INFORMATION PROVIDED –
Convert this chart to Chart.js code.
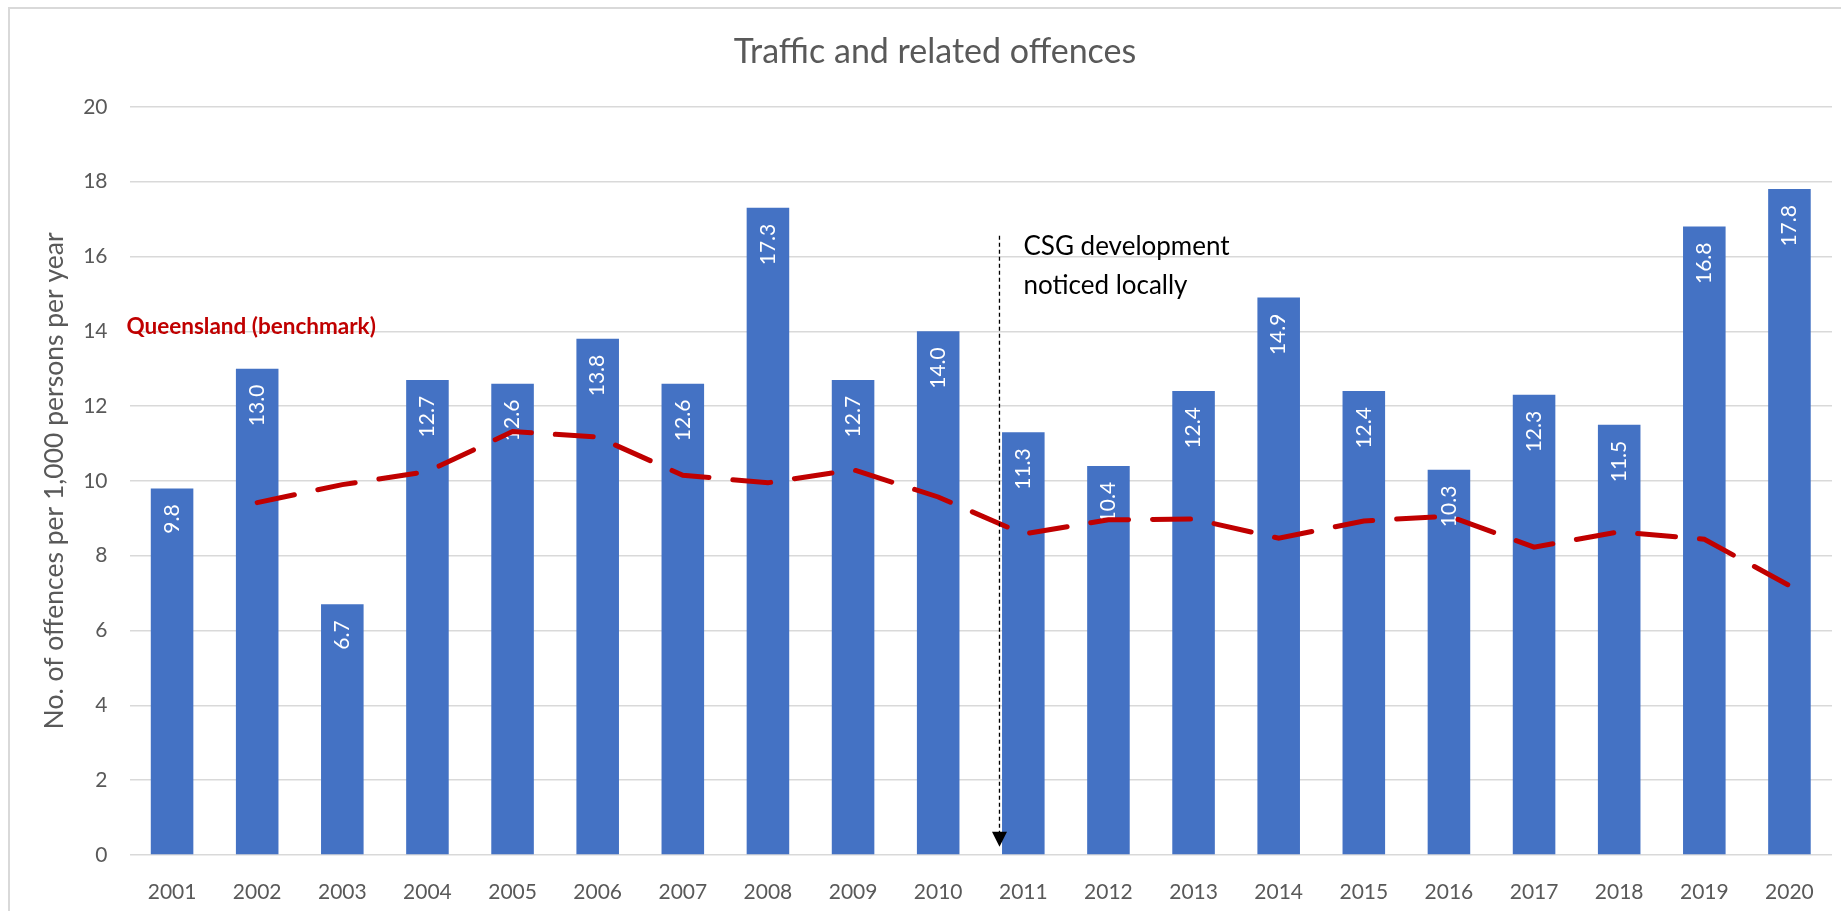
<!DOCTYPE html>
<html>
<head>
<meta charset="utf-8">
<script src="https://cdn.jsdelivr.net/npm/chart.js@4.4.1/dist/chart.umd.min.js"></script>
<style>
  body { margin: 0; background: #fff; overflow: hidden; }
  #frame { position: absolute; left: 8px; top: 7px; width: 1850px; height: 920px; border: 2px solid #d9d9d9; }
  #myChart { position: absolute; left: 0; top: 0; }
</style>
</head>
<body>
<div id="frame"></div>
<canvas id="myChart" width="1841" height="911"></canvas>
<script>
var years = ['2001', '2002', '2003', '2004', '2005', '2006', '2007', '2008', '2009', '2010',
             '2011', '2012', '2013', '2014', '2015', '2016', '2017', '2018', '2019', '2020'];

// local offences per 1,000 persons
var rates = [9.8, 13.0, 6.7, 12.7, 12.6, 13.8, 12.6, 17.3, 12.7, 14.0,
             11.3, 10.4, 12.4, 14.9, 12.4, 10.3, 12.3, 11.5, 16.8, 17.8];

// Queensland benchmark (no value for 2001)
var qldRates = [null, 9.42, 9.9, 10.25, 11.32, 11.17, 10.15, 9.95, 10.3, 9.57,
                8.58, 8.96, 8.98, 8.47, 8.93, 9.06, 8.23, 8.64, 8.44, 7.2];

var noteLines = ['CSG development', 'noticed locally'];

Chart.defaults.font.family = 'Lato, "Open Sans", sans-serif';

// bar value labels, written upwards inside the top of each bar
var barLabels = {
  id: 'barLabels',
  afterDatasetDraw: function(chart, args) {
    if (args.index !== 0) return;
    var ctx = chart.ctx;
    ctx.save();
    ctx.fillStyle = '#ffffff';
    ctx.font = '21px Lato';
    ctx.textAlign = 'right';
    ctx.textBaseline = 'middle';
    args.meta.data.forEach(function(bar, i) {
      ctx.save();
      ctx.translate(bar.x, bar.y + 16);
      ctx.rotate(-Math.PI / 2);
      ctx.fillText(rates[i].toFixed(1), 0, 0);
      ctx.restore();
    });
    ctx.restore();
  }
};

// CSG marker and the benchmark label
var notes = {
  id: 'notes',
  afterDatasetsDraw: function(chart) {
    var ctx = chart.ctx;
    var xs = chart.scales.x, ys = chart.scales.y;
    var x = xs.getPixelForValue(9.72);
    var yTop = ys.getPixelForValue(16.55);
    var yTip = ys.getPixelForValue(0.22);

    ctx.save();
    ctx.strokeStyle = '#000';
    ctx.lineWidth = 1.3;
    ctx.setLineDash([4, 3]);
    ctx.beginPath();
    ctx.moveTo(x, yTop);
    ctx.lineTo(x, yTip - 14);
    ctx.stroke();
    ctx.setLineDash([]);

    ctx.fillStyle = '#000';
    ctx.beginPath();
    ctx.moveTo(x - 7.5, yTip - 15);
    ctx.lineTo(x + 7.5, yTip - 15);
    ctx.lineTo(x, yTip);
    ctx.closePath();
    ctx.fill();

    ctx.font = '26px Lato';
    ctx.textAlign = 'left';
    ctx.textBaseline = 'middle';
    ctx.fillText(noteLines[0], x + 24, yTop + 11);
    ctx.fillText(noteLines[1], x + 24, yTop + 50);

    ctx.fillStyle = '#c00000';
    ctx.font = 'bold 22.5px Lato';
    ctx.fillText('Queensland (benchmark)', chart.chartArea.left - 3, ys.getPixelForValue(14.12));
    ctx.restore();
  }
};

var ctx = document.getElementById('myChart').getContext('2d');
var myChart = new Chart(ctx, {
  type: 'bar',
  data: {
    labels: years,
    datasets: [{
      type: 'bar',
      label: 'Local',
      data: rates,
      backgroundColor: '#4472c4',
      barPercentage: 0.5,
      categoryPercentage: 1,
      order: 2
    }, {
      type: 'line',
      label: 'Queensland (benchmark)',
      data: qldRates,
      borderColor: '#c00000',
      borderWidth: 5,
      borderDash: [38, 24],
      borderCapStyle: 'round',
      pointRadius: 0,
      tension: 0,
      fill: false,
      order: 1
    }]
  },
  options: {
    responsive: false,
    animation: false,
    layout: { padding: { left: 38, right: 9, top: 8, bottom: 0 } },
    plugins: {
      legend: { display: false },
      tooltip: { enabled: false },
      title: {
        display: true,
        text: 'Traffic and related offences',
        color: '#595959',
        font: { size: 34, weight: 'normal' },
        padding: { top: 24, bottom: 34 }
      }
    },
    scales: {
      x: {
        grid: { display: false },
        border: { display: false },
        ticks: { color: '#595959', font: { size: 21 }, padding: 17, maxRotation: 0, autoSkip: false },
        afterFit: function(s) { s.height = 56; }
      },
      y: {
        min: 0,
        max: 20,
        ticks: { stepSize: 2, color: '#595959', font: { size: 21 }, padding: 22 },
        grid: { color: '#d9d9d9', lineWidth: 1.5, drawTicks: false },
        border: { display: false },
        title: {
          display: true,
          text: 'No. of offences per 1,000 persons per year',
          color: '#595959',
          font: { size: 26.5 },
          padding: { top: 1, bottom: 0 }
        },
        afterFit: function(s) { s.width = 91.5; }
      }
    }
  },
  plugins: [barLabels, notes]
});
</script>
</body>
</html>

EXERCISE DESCRIPTION – Return only the lines from the start of the data through the line that contains "11.3, 10.4, 12.4, 14.9, 12.4, 10.3, 12.3, 11.5, 16.8, 17.8];", please, copying them exactly and omitting all pictures.

RESPONSE TO THE TASK –
Convert this chart to Chart.js code.
<!DOCTYPE html>
<html>
<head>
<meta charset="utf-8">
<script src="https://cdn.jsdelivr.net/npm/chart.js@4.4.1/dist/chart.umd.min.js"></script>
<style>
  body { margin: 0; background: #fff; overflow: hidden; }
  #frame { position: absolute; left: 8px; top: 7px; width: 1850px; height: 920px; border: 2px solid #d9d9d9; }
  #myChart { position: absolute; left: 0; top: 0; }
</style>
</head>
<body>
<div id="frame"></div>
<canvas id="myChart" width="1841" height="911"></canvas>
<script>
var years = ['2001', '2002', '2003', '2004', '2005', '2006', '2007', '2008', '2009', '2010',
             '2011', '2012', '2013', '2014', '2015', '2016', '2017', '2018', '2019', '2020'];

// local offences per 1,000 persons
var rates = [9.8, 13.0, 6.7, 12.7, 12.6, 13.8, 12.6, 17.3, 12.7, 14.0,
             11.3, 10.4, 12.4, 14.9, 12.4, 10.3, 12.3, 11.5, 16.8, 17.8];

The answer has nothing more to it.